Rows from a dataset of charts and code
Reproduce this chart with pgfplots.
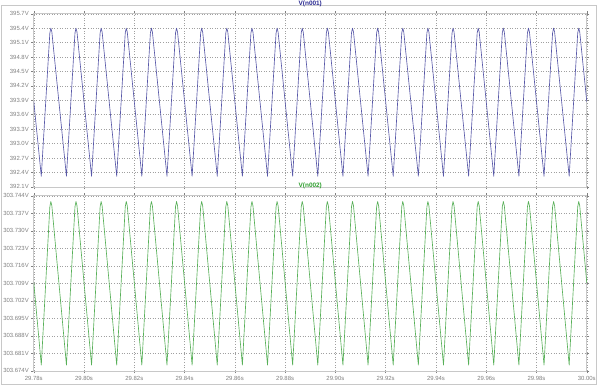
\documentclass[border=0pt]{standalone}
\usepackage{pgfplots}
\usepackage{pgfplotstable}
\pgfplotsset{compat=1.18}
\usepackage{fontspec}
\setmainfont{Liberation Sans}
\definecolor{tracea}{HTML}{5858A8}
\definecolor{traceb}{HTML}{58B058}
\definecolor{titlea}{HTML}{282890}
\definecolor{titleb}{HTML}{30A030}
\definecolor{lbl}{HTML}{808080}
\definecolor{grd}{HTML}{A0A0A0}
\definecolor{frm}{HTML}{C8C8C8}
\pgfplotstableread{
t v1 v2
29.7800 393.88 303.7094
29.7830 392.32 303.6763
29.7864 395.30 303.7396
29.7868 395.40 303.7417
29.7872 395.32 303.7400
29.7930 392.32 303.6763
29.7964 395.30 303.7396
29.7968 395.40 303.7417
29.7972 395.32 303.7400
29.8030 392.32 303.6763
29.8064 395.30 303.7396
29.8068 395.40 303.7417
29.8072 395.32 303.7400
29.8130 392.32 303.6763
29.8164 395.30 303.7396
29.8168 395.40 303.7417
29.8172 395.32 303.7400
29.8230 392.32 303.6763
29.8264 395.30 303.7396
29.8268 395.40 303.7417
29.8272 395.32 303.7400
29.8330 392.32 303.6763
29.8364 395.30 303.7396
29.8368 395.40 303.7417
29.8372 395.32 303.7400
29.8430 392.32 303.6763
29.8464 395.30 303.7396
29.8468 395.40 303.7417
29.8472 395.32 303.7400
29.8530 392.32 303.6763
29.8564 395.30 303.7396
29.8568 395.40 303.7417
29.8572 395.32 303.7400
29.8630 392.32 303.6763
29.8664 395.30 303.7396
29.8668 395.40 303.7417
29.8672 395.32 303.7400
29.8730 392.32 303.6763
29.8764 395.30 303.7396
29.8768 395.40 303.7417
29.8772 395.32 303.7400
29.8830 392.32 303.6763
29.8864 395.30 303.7396
29.8868 395.40 303.7417
29.8872 395.32 303.7400
29.8930 392.32 303.6763
29.8964 395.30 303.7396
29.8968 395.40 303.7417
29.8972 395.32 303.7400
29.9030 392.32 303.6763
29.9064 395.30 303.7396
29.9068 395.40 303.7417
29.9072 395.32 303.7400
29.9130 392.32 303.6763
29.9164 395.30 303.7396
29.9168 395.40 303.7417
29.9172 395.32 303.7400
29.9230 392.32 303.6763
29.9264 395.30 303.7396
29.9268 395.40 303.7417
29.9272 395.32 303.7400
29.9330 392.32 303.6763
29.9364 395.30 303.7396
29.9368 395.40 303.7417
29.9372 395.32 303.7400
29.9430 392.32 303.6763
29.9464 395.30 303.7396
29.9468 395.40 303.7417
29.9472 395.32 303.7400
29.9530 392.32 303.6763
29.9564 395.30 303.7396
29.9568 395.40 303.7417
29.9572 395.32 303.7400
29.9630 392.32 303.6763
29.9664 395.30 303.7396
29.9668 395.40 303.7417
29.9672 395.32 303.7400
29.9730 392.32 303.6763
29.9764 395.30 303.7396
29.9768 395.40 303.7417
29.9772 395.32 303.7400
29.9830 392.32 303.6763
29.9864 395.30 303.7396
29.9868 395.40 303.7417
29.9872 395.32 303.7400
29.9930 392.32 303.6763
29.9964 395.30 303.7396
29.9968 395.40 303.7417
29.9972 395.32 303.7400
30.0000 393.87 303.7092
}\wave
\pgfplotsset{
  ltpane/.style={
    scale only axis,
    width=556bp,
    anchor=south west,
    xmin=29.78, xmax=30.00,
    xtick={29.78,29.80,29.82,29.84,29.86,29.88,29.90,29.92,29.94,29.96,29.98,30.00},
    grid=major,
    major grid style={grd, dash pattern=on 1bp off 1.6bp, line width=0.4pt},
    axis line style={frm, line width=0.6pt},
    tick style={lbl, line width=0.4pt},
    tick align=outside,
    major tick length=2.5bp,
    ticklabel style={font=\fontsize{6}{7}\selectfont, text=lbl},
    /pgf/number format/assume math mode=true,
    yticklabel style={xshift=1bp},
    clip mode=individual,
    title style={font=\fontsize{6.5}{7}\selectfont\bfseries, inner sep=0.8bp, yshift=0bp},
  },
}
\begin{document}
\begin{tikzpicture}[x=1bp,y=1bp]
\fill[white] (0,0) rectangle (599,382);
\draw[frm, line width=0.6pt] (0.5,0.5) rectangle (598.5,381.5);
\begin{axis}[ltpane,
  at={(33bp,199bp)}, height=174bp,
  ymin=392.1, ymax=395.7,
  ytick={392.1,392.4,392.7,393.0,393.3,393.6,393.9,394.2,394.5,394.8,395.1,395.4,395.7},
  yticklabels={392.1V,392.4V,392.7V,393.0V,393.3V,393.6V,393.9V,394.2V,394.5V,394.8V,395.1V,395.4V,395.7V},
  xticklabels={},
  title={\textcolor{titlea}{V(n001)}},
]
\addplot[tracea, line width=0.65pt, line join=round] table[x=t, y=v1] {\wave};
\end{axis}
\begin{axis}[ltpane,
  at={(33bp,14bp)}, height=176bp,
  ymin=303.674, ymax=303.744,
  ytick={303.674,303.681,303.688,303.695,303.702,303.709,303.716,303.723,303.730,303.737,303.744},
  yticklabels={303.674V,303.681V,303.688V,303.695V,303.702V,303.709V,303.716V,303.723V,303.730V,303.737V,303.744V},
  xticklabels={29.78s,29.80s,29.82s,29.84s,29.86s,29.88s,29.90s,29.92s,29.94s,29.96s,29.98s,30.00s},
  title={\textcolor{titleb}{V(n002)}},
]
\addplot[traceb, line width=0.65pt, line join=round] table[x=t, y=v2] {\wave};
\end{axis}
\end{tikzpicture}
\end{document}
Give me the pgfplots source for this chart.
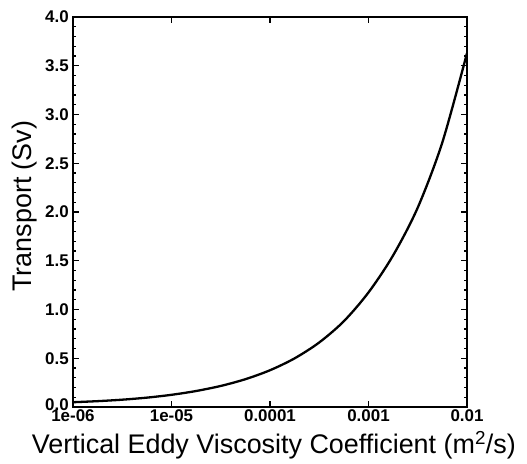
\documentclass[border=0pt]{standalone}
\usepackage{pgfplots}
\pgfplotsset{compat=1.18}
\usepackage{fontspec}
\setmainfont{Liberation Sans}
\begin{document}
\begin{tikzpicture}
\begin{axis}[
  scale only axis,
  width=394bp, height=390bp,
  xmode=log, log basis x=10,
  xmin=1e-6, xmax=1e-2,
  ymin=0, ymax=4,
  xtick={1e-6,1e-5,1e-4,1e-3,1e-2},
  xticklabels={1e-06,1e-05,0.0001,0.001,0.01},
  ytick={0,0.5,1,1.5,2,2.5,3,3.5,4},
  yticklabels={\raisebox{5bp}{0.0},0.5,1.0,1.5,2.0,2.5,3.0,3.5,4.0},
  minor y tick num=4,
  tick label style={font=\bfseries\fontsize{17}{17}\selectfont, text=black, inner sep=2bp},
  yticklabel style={xshift=-2bp},
  tick align=inside,
  major tick length=6bp,
  minor tick length=3.5bp,
  every tick/.style={black, line width=1.3bp},
  axis line style={line width=2.2bp},
  xlabel={Vertical Eddy Viscosity Coefficient (m\textsuperscript{2}/s)},
  ylabel={Transport (Sv)},
  label style={font=\fontsize{27}{27}\selectfont},
  xlabel style={at={(axis description cs:0.51,0)}, anchor=base, yshift=-46bp},
  ylabel style={at={(axis description cs:-0.124,0.515)}, anchor=center},
]
\addplot[black, line width=2.3bp, smooth] coordinates {
(1e-6,0.049)
(1.778e-6,0.060)
(3.162e-6,0.075)
(5.623e-6,0.096)
(1e-5,0.125)
(1.778e-5,0.164)
(3.162e-5,0.216)
(5.623e-5,0.285)
(1e-4,0.377)
(1.778e-4,0.499)
(3.162e-4,0.662)
(5.623e-4,0.880)
(1e-3,1.175)
(1.778e-3,1.555)
(3.162e-3,2.045)
(5.623e-3,2.715)
(1e-2,3.63)
};
\end{axis}
\pgfresetboundingbox
\path ([shift={(-73bp,-57bp)}]current axis.south west) rectangle ([shift={(60bp,17bp)}]current axis.north east);
\end{tikzpicture}
\end{document}
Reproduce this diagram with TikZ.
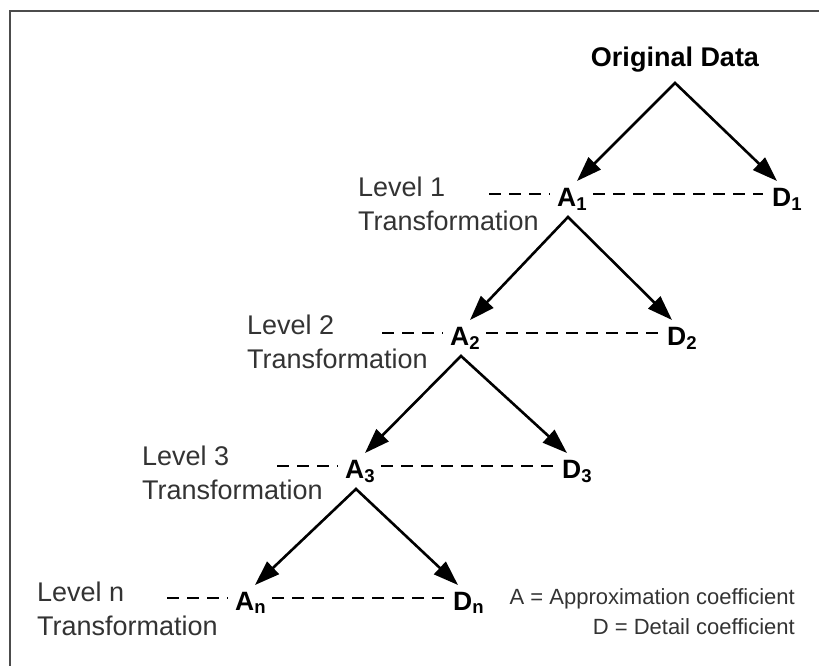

The exercise
Gather from the entries above all lines that include the string "with".

Task output
Reproduce this chart with pgfplots.
Reproduce this diagram with TikZ.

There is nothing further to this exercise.